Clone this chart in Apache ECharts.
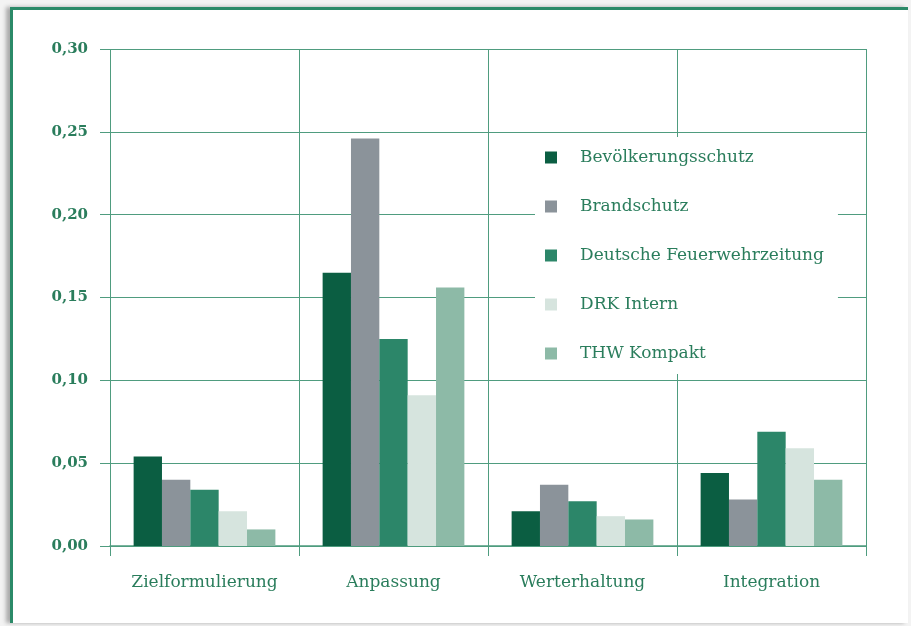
<!DOCTYPE html>
<html>
<head>
<meta charset="utf-8">
<script src="https://cdn.jsdelivr.net/npm/echarts@6/dist/echarts.min.js"></script>
<style>
  html, body { margin: 0; padding: 0; background: #fff; }
  #frame {
    position: absolute; left: 0; top: 0; width: 911px; height: 626px;
    background: #f3f3f3;
  }
  #main {
    position: absolute; left: 10px; top: 7px; width: 895px; height: 613px;
    background: #fff;
    border-top: 3px solid #2b8a68; border-left: 3px solid #2b8a68;
    box-shadow: -4px 0 4px #aaa;
  }
</style>
</head>
<body>
<div id="frame"></div>
<div id="main"></div>
<script>
// Kategorien und Werte
var categories = ['Zielformulierung', 'Anpassung', 'Werterhaltung', 'Integration'];
var bevoelkerungsschutz = [0.054, 0.165, 0.021, 0.044];
var brandschutz = [0.040, 0.246, 0.037, 0.028];
var feuerwehrzeitung = [0.034, 0.125, 0.027, 0.069];
var drkIntern = [0.021, 0.091, 0.018, 0.059];
var thwKompakt = [0.010, 0.156, 0.016, 0.040];
var yTicks = [0, 0.05, 0.10, 0.15, 0.20, 0.25, 0.30];

var green = '#2a7d5c';
var lineColor = '#4f9c7f';

var chart = echarts.init(document.getElementById('main'), null, {width: 895, height: 613});

function bar(name, data, color) {
  return {
    name: name,
    type: 'bar',
    data: data,
    barGap: '0%',
    barCategoryGap: '25%',
    itemStyle: { color: color }
  };
}

var option = {
  animation: false,
  textStyle: { fontFamily: 'DejaVu Serif' },
  grid: { left: 97, right: 42, top: 39, bottom: 77 },
  legend: {
    orient: 'vertical',
    left: 522,
    top: 127,
    padding: [12, 14, 12, 10],
    backgroundColor: '#fff',
    itemWidth: 12,
    itemHeight: 12,
    itemGap: 32,
    icon: 'rect',
    textStyle: { color: green, fontSize: 17, padding: [0, 0, 0, 18] },
    data: ['Bevölkerungsschutz', 'Brandschutz', 'Deutsche Feuerwehrzeitung', 'DRK Intern', 'THW Kompakt']
  },
  xAxis: {
    type: 'category',
    data: categories,
    axisLine: { lineStyle: { color: lineColor, width: 1.5 } },
    axisTick: { show: true, interval: 0, length: 10, lineStyle: { color: lineColor } },
    splitLine: { show: true, interval: 0, lineStyle: { color: lineColor, width: 1, opacity: 1 } },
    axisLabel: { color: green, fontSize: 17, margin: 28, interval: 0, hideOverlap: false }
  },
  yAxis: {
    type: 'value',
    min: 0,
    max: 0.30,
    interval: 0.05,
    axisLine: { show: false },
    axisTick: { show: true, length: 10, lineStyle: { color: lineColor } },
    splitLine: { show: true, lineStyle: { color: lineColor, width: 1, opacity: 1 } },
    axisLabel: {
      color: green, fontSize: 15, fontWeight: 'bold', margin: 22,
      formatter: function (v) { return v.toFixed(2).replace('.', ','); }
    }
  },
  series: [
    bar('Bevölkerungsschutz', bevoelkerungsschutz, '#0b5e42'),
    bar('Brandschutz', brandschutz, '#8b939a'),
    bar('Deutsche Feuerwehrzeitung', feuerwehrzeitung, '#2c8669'),
    bar('DRK Intern', drkIntern, '#d6e4de'),
    bar('THW Kompakt', thwKompakt, '#8dbaa7')
  ]
};

chart.setOption(option);
</script>
</body>
</html>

[What you should do]
Write the material out again exactly as it appears, dropping the pictures.

[Completed task]
Clone this chart in Apache ECharts.
<!DOCTYPE html>
<html>
<head>
<meta charset="utf-8">
<script src="https://cdn.jsdelivr.net/npm/echarts@6/dist/echarts.min.js"></script>
<style>
  html, body { margin: 0; padding: 0; background: #fff; }
  #frame {
    position: absolute; left: 0; top: 0; width: 911px; height: 626px;
    background: #f3f3f3;
  }
  #main {
    position: absolute; left: 10px; top: 7px; width: 895px; height: 613px;
    background: #fff;
    border-top: 3px solid #2b8a68; border-left: 3px solid #2b8a68;
    box-shadow: -4px 0 4px #aaa;
  }
</style>
</head>
<body>
<div id="frame"></div>
<div id="main"></div>
<script>
// Kategorien und Werte
var categories = ['Zielformulierung', 'Anpassung', 'Werterhaltung', 'Integration'];
var bevoelkerungsschutz = [0.054, 0.165, 0.021, 0.044];
var brandschutz = [0.040, 0.246, 0.037, 0.028];
var feuerwehrzeitung = [0.034, 0.125, 0.027, 0.069];
var drkIntern = [0.021, 0.091, 0.018, 0.059];
var thwKompakt = [0.010, 0.156, 0.016, 0.040];
var yTicks = [0, 0.05, 0.10, 0.15, 0.20, 0.25, 0.30];

var green = '#2a7d5c';
var lineColor = '#4f9c7f';

var chart = echarts.init(document.getElementById('main'), null, {width: 895, height: 613});

function bar(name, data, color) {
  return {
    name: name,
    type: 'bar',
    data: data,
    barGap: '0%',
    barCategoryGap: '25%',
    itemStyle: { color: color }
  };
}

var option = {
  animation: false,
  textStyle: { fontFamily: 'DejaVu Serif' },
  grid: { left: 97, right: 42, top: 39, bottom: 77 },
  legend: {
    orient: 'vertical',
    left: 522,
    top: 127,
    padding: [12, 14, 12, 10],
    backgroundColor: '#fff',
    itemWidth: 12,
    itemHeight: 12,
    itemGap: 32,
    icon: 'rect',
    textStyle: { color: green, fontSize: 17, padding: [0, 0, 0, 18] },
    data: ['Bevölkerungsschutz', 'Brandschutz', 'Deutsche Feuerwehrzeitung', 'DRK Intern', 'THW Kompakt']
  },
  xAxis: {
    type: 'category',
    data: categories,
    axisLine: { lineStyle: { color: lineColor, width: 1.5 } },
    axisTick: { show: true, interval: 0, length: 10, lineStyle: { color: lineColor } },
    splitLine: { show: true, interval: 0, lineStyle: { color: lineColor, width: 1, opacity: 1 } },
    axisLabel: { color: green, fontSize: 17, margin: 28, interval: 0, hideOverlap: false }
  },
  yAxis: {
    type: 'value',
    min: 0,
    max: 0.30,
    interval: 0.05,
    axisLine: { show: false },
    axisTick: { show: true, length: 10, lineStyle: { color: lineColor } },
    splitLine: { show: true, lineStyle: { color: lineColor, width: 1, opacity: 1 } },
    axisLabel: {
      color: green, fontSize: 15, fontWeight: 'bold', margin: 22,
      formatter: function (v) { return v.toFixed(2).replace('.', ','); }
    }
  },
  series: [
    bar('Bevölkerungsschutz', bevoelkerungsschutz, '#0b5e42'),
    bar('Brandschutz', brandschutz, '#8b939a'),
    bar('Deutsche Feuerwehrzeitung', feuerwehrzeitung, '#2c8669'),
    bar('DRK Intern', drkIntern, '#d6e4de'),
    bar('THW Kompakt', thwKompakt, '#8dbaa7')
  ]
};

chart.setOption(option);
</script>
</body>
</html>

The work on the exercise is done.